Stored entries
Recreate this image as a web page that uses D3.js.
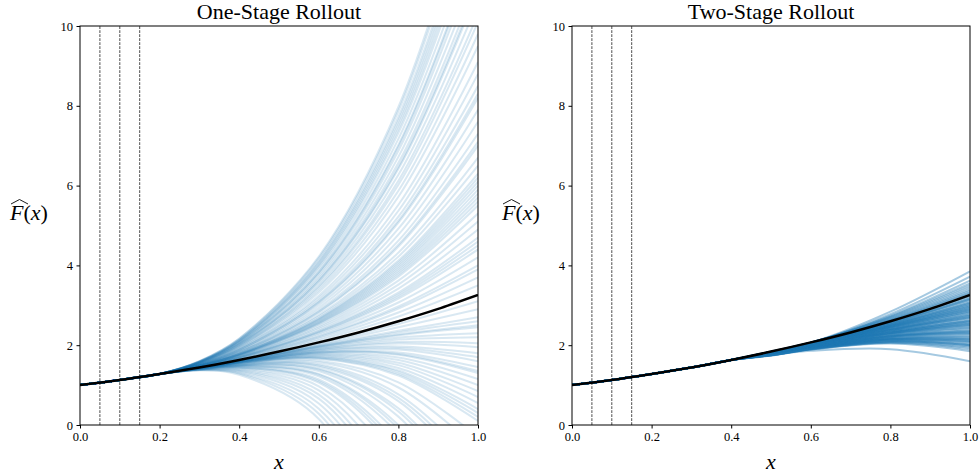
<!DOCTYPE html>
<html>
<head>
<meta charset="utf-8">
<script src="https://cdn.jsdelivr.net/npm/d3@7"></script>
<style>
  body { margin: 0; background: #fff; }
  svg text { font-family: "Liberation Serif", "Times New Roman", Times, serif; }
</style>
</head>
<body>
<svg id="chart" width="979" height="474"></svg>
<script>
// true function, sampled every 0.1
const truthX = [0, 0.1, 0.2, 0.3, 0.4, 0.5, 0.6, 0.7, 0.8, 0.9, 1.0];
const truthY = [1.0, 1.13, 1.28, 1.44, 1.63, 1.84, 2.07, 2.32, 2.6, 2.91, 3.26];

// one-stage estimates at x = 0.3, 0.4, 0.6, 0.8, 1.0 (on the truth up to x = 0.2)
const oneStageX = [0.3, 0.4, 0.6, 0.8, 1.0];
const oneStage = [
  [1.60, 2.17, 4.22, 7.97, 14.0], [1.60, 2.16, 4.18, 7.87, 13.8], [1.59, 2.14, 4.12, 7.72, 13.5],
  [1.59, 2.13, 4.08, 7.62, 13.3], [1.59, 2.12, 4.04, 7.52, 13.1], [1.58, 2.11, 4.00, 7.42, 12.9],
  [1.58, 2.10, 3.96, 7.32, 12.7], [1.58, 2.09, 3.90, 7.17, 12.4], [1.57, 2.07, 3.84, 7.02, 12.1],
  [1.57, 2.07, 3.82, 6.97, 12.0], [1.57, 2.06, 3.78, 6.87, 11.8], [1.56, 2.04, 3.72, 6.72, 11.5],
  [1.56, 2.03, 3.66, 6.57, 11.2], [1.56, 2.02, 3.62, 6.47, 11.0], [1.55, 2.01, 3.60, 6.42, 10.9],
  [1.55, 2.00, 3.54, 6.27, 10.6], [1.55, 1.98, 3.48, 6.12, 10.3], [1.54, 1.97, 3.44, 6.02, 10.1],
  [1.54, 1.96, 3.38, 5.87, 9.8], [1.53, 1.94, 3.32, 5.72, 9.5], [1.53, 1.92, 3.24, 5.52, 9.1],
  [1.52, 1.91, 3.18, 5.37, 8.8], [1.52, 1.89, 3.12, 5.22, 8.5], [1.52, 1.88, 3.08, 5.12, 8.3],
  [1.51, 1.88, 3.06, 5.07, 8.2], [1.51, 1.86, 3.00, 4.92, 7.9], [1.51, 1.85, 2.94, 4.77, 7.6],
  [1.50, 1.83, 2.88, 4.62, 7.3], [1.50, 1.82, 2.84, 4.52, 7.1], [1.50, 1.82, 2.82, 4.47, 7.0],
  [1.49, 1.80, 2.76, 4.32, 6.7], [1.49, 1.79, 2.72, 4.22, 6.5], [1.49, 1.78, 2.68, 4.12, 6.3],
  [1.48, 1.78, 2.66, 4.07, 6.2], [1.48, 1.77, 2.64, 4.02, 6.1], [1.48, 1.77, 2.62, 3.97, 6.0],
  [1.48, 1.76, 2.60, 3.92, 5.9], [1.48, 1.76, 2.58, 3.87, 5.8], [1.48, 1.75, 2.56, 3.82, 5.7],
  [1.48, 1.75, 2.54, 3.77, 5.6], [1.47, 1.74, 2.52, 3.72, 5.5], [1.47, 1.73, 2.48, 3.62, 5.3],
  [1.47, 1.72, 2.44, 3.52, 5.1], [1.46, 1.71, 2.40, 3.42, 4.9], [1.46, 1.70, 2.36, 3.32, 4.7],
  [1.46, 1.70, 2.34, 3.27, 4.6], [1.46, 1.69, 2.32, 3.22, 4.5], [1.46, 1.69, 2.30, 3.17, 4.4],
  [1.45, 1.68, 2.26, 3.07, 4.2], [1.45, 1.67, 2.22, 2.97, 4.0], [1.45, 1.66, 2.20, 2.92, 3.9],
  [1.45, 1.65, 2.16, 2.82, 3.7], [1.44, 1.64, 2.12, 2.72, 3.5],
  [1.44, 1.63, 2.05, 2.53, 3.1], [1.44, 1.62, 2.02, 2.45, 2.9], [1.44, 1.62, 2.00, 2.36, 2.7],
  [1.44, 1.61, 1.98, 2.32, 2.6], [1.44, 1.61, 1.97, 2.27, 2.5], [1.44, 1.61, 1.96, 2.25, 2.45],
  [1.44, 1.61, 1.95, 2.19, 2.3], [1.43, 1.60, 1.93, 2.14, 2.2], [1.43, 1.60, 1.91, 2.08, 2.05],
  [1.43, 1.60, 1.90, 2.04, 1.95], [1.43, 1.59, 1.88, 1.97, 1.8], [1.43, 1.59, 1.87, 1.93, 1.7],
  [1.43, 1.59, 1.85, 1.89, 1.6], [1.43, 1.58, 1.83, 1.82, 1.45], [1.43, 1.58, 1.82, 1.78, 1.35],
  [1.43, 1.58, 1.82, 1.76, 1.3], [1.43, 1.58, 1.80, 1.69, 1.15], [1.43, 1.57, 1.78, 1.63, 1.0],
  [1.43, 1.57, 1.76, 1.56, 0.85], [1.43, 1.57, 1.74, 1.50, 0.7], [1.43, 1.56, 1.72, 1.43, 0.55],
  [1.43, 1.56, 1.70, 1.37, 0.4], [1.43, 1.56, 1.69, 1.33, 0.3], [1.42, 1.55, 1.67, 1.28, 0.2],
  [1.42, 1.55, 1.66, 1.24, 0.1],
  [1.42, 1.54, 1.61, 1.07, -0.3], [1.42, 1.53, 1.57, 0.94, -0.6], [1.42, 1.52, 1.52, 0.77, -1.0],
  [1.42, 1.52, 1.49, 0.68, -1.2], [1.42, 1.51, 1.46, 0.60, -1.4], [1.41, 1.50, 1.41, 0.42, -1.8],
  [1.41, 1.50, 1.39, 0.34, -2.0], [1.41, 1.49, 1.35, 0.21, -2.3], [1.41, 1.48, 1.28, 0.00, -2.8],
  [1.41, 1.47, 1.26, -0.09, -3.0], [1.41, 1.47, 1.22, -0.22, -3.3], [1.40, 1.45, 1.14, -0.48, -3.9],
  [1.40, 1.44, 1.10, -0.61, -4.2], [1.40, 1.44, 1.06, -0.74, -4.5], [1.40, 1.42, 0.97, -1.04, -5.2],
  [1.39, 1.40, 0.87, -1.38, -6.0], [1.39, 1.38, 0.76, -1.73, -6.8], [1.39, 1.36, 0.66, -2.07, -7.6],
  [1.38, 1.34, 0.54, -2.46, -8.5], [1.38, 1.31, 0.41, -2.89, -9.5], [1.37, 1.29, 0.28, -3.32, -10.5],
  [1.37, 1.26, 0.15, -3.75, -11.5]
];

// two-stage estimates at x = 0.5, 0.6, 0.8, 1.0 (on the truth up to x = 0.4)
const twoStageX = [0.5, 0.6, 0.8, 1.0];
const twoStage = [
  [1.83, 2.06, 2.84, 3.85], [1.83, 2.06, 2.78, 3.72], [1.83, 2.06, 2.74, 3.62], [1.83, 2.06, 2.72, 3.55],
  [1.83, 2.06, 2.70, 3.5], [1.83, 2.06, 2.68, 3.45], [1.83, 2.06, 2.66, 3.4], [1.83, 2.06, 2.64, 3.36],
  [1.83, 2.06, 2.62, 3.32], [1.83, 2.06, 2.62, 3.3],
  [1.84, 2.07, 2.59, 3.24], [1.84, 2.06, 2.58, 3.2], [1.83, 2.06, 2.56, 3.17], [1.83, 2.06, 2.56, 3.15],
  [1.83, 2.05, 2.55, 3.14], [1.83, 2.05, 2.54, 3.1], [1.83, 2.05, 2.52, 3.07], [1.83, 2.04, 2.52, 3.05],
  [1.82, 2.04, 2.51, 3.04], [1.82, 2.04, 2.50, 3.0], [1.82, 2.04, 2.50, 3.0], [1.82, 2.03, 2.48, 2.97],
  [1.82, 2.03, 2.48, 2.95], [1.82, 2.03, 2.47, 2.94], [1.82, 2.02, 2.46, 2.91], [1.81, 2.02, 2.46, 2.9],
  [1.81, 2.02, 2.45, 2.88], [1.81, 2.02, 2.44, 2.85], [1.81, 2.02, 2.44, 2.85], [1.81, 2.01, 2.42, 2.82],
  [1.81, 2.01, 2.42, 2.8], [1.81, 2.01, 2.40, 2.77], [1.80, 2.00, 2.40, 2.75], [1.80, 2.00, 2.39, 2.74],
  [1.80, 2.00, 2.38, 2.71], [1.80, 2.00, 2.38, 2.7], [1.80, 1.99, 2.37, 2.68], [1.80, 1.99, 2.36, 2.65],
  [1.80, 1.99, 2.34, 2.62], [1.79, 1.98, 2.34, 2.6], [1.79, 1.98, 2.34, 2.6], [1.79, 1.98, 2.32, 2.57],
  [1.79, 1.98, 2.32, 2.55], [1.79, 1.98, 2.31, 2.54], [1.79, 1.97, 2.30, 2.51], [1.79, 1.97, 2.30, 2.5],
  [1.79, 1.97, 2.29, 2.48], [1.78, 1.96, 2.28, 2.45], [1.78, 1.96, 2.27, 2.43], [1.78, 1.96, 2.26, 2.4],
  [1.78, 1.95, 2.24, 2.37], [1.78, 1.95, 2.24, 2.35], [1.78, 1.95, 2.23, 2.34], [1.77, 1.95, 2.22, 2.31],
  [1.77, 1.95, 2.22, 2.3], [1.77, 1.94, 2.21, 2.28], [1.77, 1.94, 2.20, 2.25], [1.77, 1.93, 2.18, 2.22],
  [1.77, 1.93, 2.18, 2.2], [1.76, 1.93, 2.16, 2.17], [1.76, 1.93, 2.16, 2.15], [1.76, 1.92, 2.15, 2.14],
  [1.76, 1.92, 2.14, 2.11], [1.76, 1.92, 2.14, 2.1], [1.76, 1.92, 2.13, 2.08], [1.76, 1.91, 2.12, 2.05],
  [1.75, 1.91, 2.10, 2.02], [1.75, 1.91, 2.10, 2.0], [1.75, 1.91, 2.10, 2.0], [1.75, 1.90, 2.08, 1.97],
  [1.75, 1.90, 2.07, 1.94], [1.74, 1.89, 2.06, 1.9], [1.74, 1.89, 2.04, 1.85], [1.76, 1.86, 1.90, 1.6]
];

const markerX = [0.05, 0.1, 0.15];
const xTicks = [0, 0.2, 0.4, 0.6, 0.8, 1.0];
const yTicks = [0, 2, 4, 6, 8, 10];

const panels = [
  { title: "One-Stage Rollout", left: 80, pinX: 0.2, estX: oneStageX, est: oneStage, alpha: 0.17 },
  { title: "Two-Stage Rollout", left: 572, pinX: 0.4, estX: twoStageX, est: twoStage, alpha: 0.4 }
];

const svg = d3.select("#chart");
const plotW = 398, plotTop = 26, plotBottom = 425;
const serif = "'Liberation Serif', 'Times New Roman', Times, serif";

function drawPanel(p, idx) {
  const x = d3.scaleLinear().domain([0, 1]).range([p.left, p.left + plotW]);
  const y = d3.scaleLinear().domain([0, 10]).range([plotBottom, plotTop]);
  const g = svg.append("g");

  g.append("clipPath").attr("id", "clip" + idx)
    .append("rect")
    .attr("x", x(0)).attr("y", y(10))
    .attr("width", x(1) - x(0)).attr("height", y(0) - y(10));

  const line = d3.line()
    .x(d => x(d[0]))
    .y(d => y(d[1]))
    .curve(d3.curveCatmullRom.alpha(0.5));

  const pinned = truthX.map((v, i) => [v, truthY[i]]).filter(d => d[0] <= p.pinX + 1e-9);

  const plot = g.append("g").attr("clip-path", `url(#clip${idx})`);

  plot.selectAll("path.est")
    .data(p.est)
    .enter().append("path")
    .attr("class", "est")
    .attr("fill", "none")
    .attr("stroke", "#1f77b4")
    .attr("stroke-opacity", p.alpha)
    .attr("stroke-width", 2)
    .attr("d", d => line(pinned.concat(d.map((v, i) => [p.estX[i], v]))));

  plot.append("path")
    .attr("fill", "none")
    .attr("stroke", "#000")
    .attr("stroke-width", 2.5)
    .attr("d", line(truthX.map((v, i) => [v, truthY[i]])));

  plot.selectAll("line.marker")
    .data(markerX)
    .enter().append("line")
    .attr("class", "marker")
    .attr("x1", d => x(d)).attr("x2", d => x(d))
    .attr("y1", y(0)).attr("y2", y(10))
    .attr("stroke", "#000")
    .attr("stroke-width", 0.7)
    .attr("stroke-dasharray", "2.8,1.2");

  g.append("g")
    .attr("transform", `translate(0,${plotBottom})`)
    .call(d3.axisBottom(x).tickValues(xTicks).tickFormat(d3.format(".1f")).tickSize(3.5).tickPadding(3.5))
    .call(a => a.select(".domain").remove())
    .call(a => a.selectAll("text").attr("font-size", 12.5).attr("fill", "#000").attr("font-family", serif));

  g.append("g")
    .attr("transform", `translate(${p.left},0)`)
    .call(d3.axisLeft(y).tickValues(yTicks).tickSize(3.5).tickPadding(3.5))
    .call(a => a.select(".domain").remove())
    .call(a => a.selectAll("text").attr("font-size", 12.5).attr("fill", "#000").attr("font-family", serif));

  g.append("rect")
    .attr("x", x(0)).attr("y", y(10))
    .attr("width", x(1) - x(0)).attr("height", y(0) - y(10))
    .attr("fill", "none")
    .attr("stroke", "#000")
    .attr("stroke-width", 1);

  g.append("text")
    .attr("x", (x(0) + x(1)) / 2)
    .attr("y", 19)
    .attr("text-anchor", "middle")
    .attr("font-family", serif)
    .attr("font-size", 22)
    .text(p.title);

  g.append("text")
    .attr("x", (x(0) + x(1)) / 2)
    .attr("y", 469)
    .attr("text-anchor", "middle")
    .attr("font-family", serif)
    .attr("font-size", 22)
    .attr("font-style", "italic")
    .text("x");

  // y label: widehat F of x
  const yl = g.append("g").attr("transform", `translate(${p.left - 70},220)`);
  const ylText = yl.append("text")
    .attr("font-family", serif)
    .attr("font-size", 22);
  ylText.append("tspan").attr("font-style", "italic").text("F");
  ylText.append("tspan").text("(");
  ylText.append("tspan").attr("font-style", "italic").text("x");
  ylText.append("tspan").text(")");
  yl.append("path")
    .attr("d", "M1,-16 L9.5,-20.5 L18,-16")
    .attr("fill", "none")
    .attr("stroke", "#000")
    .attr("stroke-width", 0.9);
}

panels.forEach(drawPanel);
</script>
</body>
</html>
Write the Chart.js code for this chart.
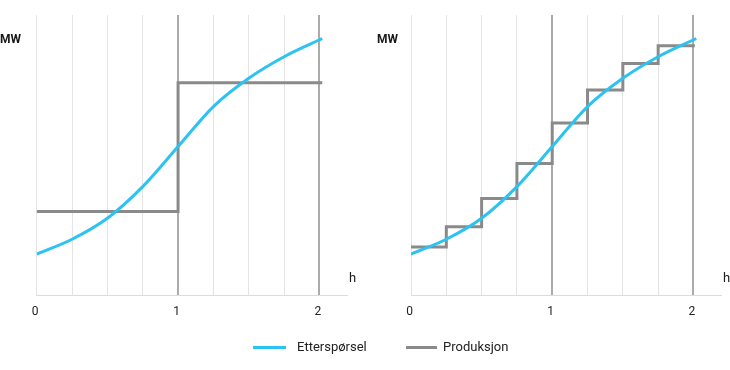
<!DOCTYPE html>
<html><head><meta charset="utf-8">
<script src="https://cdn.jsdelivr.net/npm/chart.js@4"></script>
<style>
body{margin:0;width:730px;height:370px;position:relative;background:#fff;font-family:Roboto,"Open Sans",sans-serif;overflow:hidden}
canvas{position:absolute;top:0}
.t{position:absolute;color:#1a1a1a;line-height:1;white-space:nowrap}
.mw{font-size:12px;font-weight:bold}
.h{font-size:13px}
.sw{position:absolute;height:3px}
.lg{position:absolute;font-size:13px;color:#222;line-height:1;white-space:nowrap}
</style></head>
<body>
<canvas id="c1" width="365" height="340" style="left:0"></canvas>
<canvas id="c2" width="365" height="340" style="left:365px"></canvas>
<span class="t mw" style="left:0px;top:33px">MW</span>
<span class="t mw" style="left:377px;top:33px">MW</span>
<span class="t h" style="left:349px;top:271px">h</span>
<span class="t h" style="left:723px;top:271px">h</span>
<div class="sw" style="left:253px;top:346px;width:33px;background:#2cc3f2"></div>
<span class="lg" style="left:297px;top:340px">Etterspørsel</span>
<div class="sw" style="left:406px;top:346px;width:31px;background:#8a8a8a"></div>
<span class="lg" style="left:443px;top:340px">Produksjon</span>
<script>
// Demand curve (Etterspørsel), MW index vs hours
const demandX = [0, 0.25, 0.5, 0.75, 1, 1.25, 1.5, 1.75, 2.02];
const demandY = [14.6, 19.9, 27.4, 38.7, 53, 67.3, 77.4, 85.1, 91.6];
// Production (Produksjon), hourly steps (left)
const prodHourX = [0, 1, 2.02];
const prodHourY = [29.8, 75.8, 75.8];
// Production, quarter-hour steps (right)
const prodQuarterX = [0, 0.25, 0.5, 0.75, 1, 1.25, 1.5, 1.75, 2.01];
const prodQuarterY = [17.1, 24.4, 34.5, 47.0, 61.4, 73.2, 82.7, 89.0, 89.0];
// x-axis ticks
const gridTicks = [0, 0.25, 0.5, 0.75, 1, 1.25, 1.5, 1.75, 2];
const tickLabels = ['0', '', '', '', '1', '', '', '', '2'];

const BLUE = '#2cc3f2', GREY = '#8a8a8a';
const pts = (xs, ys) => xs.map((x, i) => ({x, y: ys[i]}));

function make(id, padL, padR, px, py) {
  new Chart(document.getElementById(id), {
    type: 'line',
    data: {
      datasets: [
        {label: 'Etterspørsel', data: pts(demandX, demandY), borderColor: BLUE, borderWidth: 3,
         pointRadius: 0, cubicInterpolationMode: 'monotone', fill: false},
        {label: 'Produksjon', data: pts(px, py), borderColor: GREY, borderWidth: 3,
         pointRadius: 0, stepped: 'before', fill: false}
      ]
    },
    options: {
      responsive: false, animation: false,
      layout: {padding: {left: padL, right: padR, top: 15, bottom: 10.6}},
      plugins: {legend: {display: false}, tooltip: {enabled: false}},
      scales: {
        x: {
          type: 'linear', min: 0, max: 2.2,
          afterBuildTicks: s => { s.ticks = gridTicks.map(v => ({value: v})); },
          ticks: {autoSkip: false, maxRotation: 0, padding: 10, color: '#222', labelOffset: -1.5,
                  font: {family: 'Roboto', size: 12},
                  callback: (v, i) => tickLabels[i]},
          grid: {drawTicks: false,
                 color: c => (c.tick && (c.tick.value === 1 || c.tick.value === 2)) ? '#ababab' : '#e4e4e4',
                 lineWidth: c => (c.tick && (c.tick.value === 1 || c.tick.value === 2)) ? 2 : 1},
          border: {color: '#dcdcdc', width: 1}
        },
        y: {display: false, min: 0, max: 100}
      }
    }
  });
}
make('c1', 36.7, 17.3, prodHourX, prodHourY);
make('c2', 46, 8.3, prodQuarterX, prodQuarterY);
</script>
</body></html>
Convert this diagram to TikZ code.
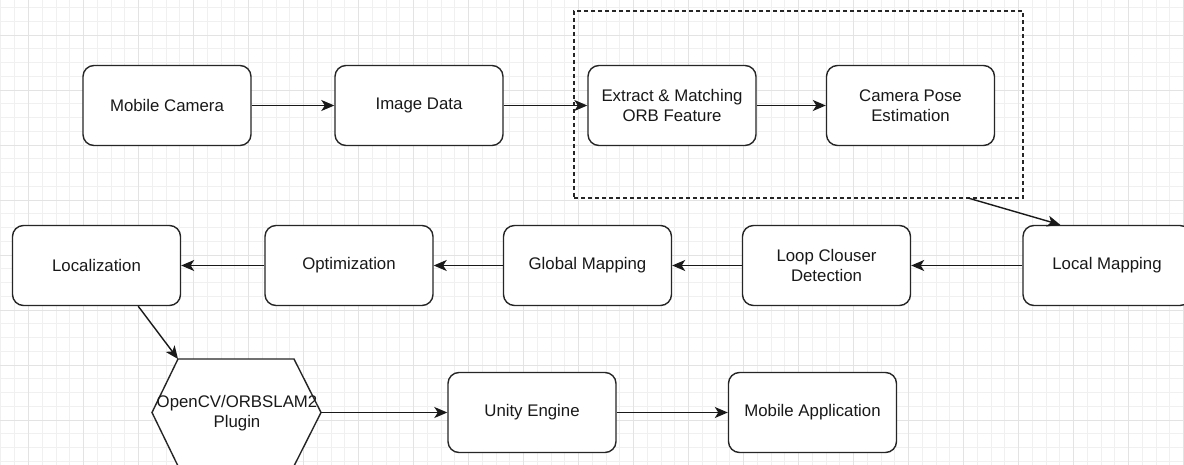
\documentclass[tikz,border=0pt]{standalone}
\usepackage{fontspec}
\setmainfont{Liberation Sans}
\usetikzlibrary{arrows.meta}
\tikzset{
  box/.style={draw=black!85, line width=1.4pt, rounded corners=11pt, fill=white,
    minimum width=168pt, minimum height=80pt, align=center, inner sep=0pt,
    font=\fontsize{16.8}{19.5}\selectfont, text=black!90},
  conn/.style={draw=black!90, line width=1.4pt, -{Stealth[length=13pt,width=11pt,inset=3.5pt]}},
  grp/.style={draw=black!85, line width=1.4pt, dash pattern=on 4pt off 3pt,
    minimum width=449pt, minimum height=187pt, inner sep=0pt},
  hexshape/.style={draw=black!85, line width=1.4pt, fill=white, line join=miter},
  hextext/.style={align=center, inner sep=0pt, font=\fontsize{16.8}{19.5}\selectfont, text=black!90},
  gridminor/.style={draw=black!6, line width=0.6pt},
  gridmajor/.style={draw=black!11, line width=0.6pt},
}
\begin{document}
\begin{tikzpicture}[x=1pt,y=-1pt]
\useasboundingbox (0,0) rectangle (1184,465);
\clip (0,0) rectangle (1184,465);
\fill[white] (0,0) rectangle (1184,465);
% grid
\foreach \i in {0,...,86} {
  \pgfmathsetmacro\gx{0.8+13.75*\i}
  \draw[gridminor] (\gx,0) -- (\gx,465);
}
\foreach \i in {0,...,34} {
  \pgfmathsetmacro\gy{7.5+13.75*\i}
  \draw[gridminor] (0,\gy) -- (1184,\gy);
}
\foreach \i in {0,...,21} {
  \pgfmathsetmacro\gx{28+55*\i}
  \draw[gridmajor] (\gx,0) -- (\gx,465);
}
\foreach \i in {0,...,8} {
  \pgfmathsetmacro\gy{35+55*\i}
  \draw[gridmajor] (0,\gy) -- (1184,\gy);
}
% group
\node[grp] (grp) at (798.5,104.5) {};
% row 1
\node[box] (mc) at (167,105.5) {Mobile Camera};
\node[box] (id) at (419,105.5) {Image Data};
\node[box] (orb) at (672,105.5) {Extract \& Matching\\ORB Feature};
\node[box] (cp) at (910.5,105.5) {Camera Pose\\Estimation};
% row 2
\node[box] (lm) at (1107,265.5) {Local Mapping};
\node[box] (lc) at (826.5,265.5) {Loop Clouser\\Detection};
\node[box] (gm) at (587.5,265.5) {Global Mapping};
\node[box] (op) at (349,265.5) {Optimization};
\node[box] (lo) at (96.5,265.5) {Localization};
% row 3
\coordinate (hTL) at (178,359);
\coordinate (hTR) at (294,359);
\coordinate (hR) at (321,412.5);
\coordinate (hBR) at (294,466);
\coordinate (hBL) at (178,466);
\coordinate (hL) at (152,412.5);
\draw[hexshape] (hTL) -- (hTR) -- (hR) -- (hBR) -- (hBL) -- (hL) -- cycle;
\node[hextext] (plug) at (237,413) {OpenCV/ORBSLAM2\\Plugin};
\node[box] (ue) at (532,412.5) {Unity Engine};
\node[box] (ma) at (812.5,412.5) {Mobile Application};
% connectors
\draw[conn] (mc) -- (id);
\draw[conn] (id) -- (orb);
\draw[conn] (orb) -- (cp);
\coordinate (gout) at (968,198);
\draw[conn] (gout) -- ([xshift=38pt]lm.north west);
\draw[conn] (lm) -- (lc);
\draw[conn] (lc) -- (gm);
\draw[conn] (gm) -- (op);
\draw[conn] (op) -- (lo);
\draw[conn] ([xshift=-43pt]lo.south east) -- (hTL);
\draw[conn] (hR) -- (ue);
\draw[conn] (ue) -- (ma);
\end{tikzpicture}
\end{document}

Request: Return a copy of every line that includes the word "code".

Solution to the exercise:
Write the Chart.js code for this chart.
Convert this diagram to TikZ code.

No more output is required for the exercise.